Une autre priorité de la Russie reste l'« étranger proche », c'est-à-dire l'espace post-soviétique. Le principal projet de Moscou est l'union douanière eurasiatique, regroupant actuellement la Russie, la Biélorussie et le Kazakhstan, qui pourraient être rejoints prochainement par l'Arménie. Il s'agit pour la Russie d'aller vers le modèle de la Communauté économique européenne, face à la constitution de grands blocs commerciaux au niveau mondial. L'Ukraine représente dans ce contexte un enjeu crucial. Le refus des autorités ukrainiennes de signer l'accord d'association avec l'Union européenne et la signature d'accords avec la Russie, conjugués avec la répression brutale du régime et l'adoption de lois attentatoires aux libertés, ont provoqué une vague de protestation dans ce pays, en particulier dans la partie occidentale, traditionnellement tournée vers l'Europe, et une situation de blocage dont il est difficile aujourd'hui de voir une porte de sortie. En particulier, l'attitude du régime a entraîné une radicalisation du mouvement d'opposition, au profit de la frange la plus radicale et nationaliste.

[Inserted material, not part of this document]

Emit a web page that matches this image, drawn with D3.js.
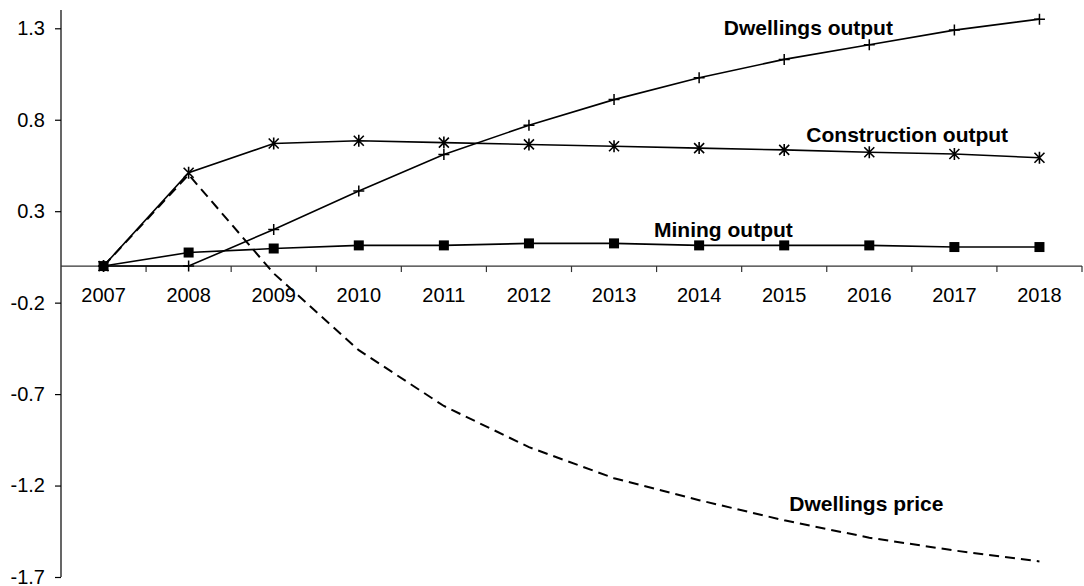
<!DOCTYPE html>
<html>
<head>
<meta charset="utf-8">
<script src="https://cdn.jsdelivr.net/npm/d3@7"></script>
<style>
  html, body { margin: 0; padding: 0; background: #fff; }
  svg { display: block; font-family: "Liberation Sans", Arial, sans-serif; }
</style>
</head>
<body>
<svg id="chart" width="1084" height="586"></svg>
<script>
const years = ["2007","2008","2009","2010","2011","2012","2013","2014","2015","2016","2017","2018"];
const dwellingsOutput    = [0, 0, 0.20, 0.41, 0.61, 0.77, 0.91, 1.03, 1.13, 1.21, 1.29, 1.35];
const constructionOutput = [0, 0.51, 0.67, 0.685, 0.675, 0.665, 0.655, 0.645, 0.635, 0.622, 0.613, 0.592];
const miningOutput       = [0, 0.074, 0.096, 0.113, 0.113, 0.124, 0.124, 0.113, 0.113, 0.113, 0.104, 0.104];
const dwellingsPrice     = [0, 0.50, -0.04, -0.46, -0.765, -0.99, -1.16, -1.28, -1.39, -1.485, -1.555, -1.615];
const yTicks = [1.3, 0.8, 0.3, -0.2, -0.7, -1.2, -1.7];
const yTickLabels = ["1.3", "0.8", "0.3", "-0.2", "-0.7", "-1.2", "-1.7"];
const yDomain = [-1.7, 1.4];
// annotation labels: [text, category index (fractional), value at baseline]
const labelNames = ["Dwellings output", "Construction output", "Mining output", "Dwellings price"];
const labelIdx = [7.29, 8.26, 6.47, 8.06];
const labelVal = [1.265, 0.68, 0.158, -1.338];

const svg = d3.select("#chart");
const margin = {left: 61, right: 2, top: 10, bottom: 9};
const W = 1084, H = 586;

const x = d3.scaleBand().domain(years).range([margin.left, W - margin.right]).padding(0);
const xIdx = d3.scaleLinear().domain([0, years.length - 1])
  .range([x(years[0]) + x.bandwidth() / 2, x(years[years.length - 1]) + x.bandwidth() / 2]);
const y = d3.scaleLinear().domain(yDomain).range([H - margin.bottom, margin.top]);

svg.append("rect").attr("width", W).attr("height", H).attr("fill", "#fff");

// Y axis
const yAxis = svg.append("g").attr("transform", `translate(${margin.left},0)`)
  .call(d3.axisLeft(y).tickValues(yTicks)
    .tickFormat((d, i) => yTickLabels[i]).tickSize(6).tickPadding(10));
yAxis.select(".domain").attr("stroke", "#000").attr("stroke-width", 1.2)
  .attr("d", `M0,${y(yDomain[1])}V${y(yDomain[0])}`);
yAxis.selectAll(".tick line").attr("stroke", "#000").attr("stroke-width", 1.2);
yAxis.selectAll(".tick text").attr("font-size", 20).attr("fill", "#000")
  .attr("font-family", "'Liberation Sans', Arial, sans-serif");

// X axis at zero
const xg = svg.append("g").attr("transform", `translate(0,${y(0)})`);
xg.append("line").attr("x1", margin.left).attr("x2", W - margin.right)
  .attr("y1", 0).attr("y2", 0).attr("stroke", "#333").attr("stroke-width", 1.2);
const bounds = years.map(d => x(d)).concat([x(years[years.length - 1]) + x.bandwidth()]).slice(1);
xg.selectAll("line.tk").data(bounds).join("line").attr("class", "tk")
  .attr("x1", d => d).attr("x2", d => d).attr("y1", 0).attr("y2", 6)
  .attr("stroke", "#333").attr("stroke-width", 1.2);
xg.selectAll("text").data(years).join("text")
  .attr("x", d => x(d) + x.bandwidth() / 2).attr("y", 36)
  .attr("text-anchor", "middle").attr("font-size", 20).attr("fill", "#000")
  .text(d => d);

const line = d3.line().x((d, i) => xIdx(i)).y(d => y(d));

// Dwellings price (dashed)
svg.append("path").datum(dwellingsPrice).attr("d", line)
  .attr("fill", "none").attr("stroke", "#000").attr("stroke-width", 2)
  .attr("stroke-dasharray", "10,6");

// Dwellings output (plus markers)
svg.append("path").datum(dwellingsOutput).attr("d", line)
  .attr("fill", "none").attr("stroke", "#000").attr("stroke-width", 1.6);
svg.append("g").selectAll("path").data(dwellingsOutput).join("path")
  .attr("transform", (d, i) => `translate(${xIdx(i)},${y(d)})`)
  .attr("d", "M-5.5,0H5.5M0,-5.5V5.5")
  .attr("stroke", "#000").attr("stroke-width", 1.5).attr("fill", "none");

// Construction output (asterisk markers)
svg.append("path").datum(constructionOutput).attr("d", line)
  .attr("fill", "none").attr("stroke", "#000").attr("stroke-width", 1.6);
svg.append("g").selectAll("path").data(constructionOutput).join("path")
  .attr("transform", (d, i) => `translate(${xIdx(i)},${y(d)})`)
  .attr("d", "M-5,-5L5,5M-5,5L5,-5M0,-6V6")
  .attr("stroke", "#000").attr("stroke-width", 1.6).attr("fill", "none");

// Mining output (square markers)
svg.append("path").datum(miningOutput).attr("d", line)
  .attr("fill", "none").attr("stroke", "#000").attr("stroke-width", 1.6);
svg.append("g").selectAll("rect").data(miningOutput).join("rect")
  .attr("x", (d, i) => xIdx(i) - 5).attr("y", d => y(d) - 5)
  .attr("width", 10).attr("height", 10).attr("fill", "#000");

// Series labels
svg.append("g").selectAll("text").data(labelNames).join("text")
  .attr("x", (d, i) => xIdx(labelIdx[i])).attr("y", (d, i) => y(labelVal[i]))
  .attr("font-size", 21).attr("font-weight", "bold").attr("fill", "#000")
  .text(d => d);
</script>
</body>
</html>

La Russie a démontré à cette occasion sa capacité d'entrave et son pouvoir de nuisance. Comme un joueur d'échec, « elle a réalisé un bon coup », mais sa victoire risque d'être fragile car elle ne dispose pas d'une force d'attraction comme par exemple l'Union européenne, et elle peine à entraîner derrière elle d'autres pays. La principale crainte que l'on peut avoir est celle que l'affaire ukrainienne fasse voler en éclats le relatif consensus qui s'était instauré au sein de l'Union européenne, entre les pays de la « vieille Europe » et les nouveaux Etats membres, au sujet des relations avec la Russie, notamment à la suite de la réconciliation entre la Pologne et la Russie. Or, la crise ukrainienne peut être de nature à remettre en cause ce consensus, comme on peut le constater actuellement avec l'activisme de la Pologne en faveur de la reconnaissance d'une perspective d'adhésion de l'Ukraine à l'Union européenne et les réticences de l'Allemagne et de la France.
Enfin, concernant le reste du monde, on peut constater l'apparition de nouvelles zones d'intérêts pour la Russie, comme l'Afrique australe, avec le rapprochement entre la Russie et l'Afrique du Sud, notamment dans le domaine minier ou de l'aéronautique, ou encore en Amérique du Sud, avec le Brésil, en matière d'armement ou dans le domaine du nucléaire civil, et l'importance accordée par la Russie à l'organisation des BRICSA (Brésil, Russie, Inde, Chine, Afrique du Sud).